Your situation is the result of your own decisions, not my revenge. They left without saying goodbye. My parents tried one more time to reconnect. A letter arrived asking if we could talk. No demands this time. No guilt trips, just a request to talk. We met at a neutral coffee shop. They both looked smaller, somehow diminished. Dad’s hair had gone completely gray.
Mom’s hands shook slightly as she stirred sugar into her coffee. “We were wrong,” Dad said after a long silence. “About Kyle, about the business, about how we treated you.” “Why are you telling me this now?” I asked. Because it’s true, mom said. We thought we were helping Kyle by giving him the business.
We thought he’d step up and become the man we always believed he could be. We were wrong. You didn’t just give him the business, I said quietly. You took it from me. After I spent 15 years building it, you gave it to someone who hadn’t earned it. That’s what hurt. I know, Dad said. I know that now. I was proud of you, but I never told you. I thought tough love would make you stronger.

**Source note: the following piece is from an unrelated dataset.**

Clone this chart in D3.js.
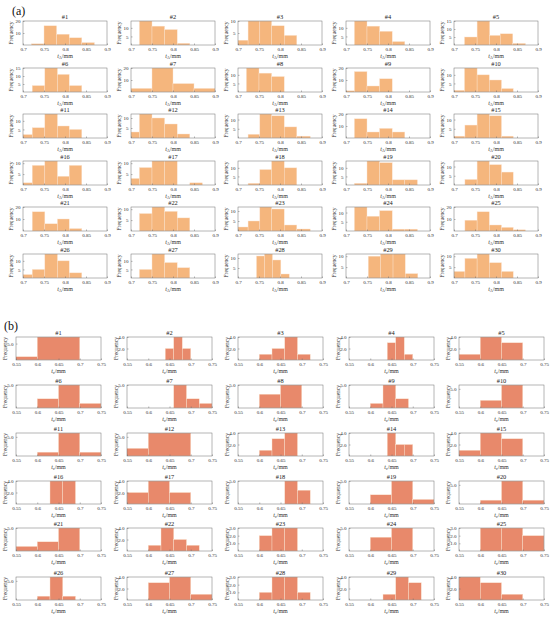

All it did was push you away. I needed you to see me. I told them. Not as free labor. Not as someone reliable who’d always be there to clean up messes. Just as your son who worked his tail off for something that mattered. We talked for 2 hours. They didn’t ask for anything. No money, no help, no second chances.
Just acknowledged what they’d done and apologized. I didn’t forgive them. Not completely. Some things don’t heal that easily, but I listened. A month later, I hired my dad part-time at Summit Hardware. not running anything, just working the floor, helping customers, using his actual knowledge of hardware that had been buried under years of executive detachment. He was good at it. Customers liked him. I didn’t hire Kyle.
He’s still at the car dealership, apparently doing okay. We don’t talk much, but it’s not hostile anymore. Just two people who were once brothers and now are pleasant strangers.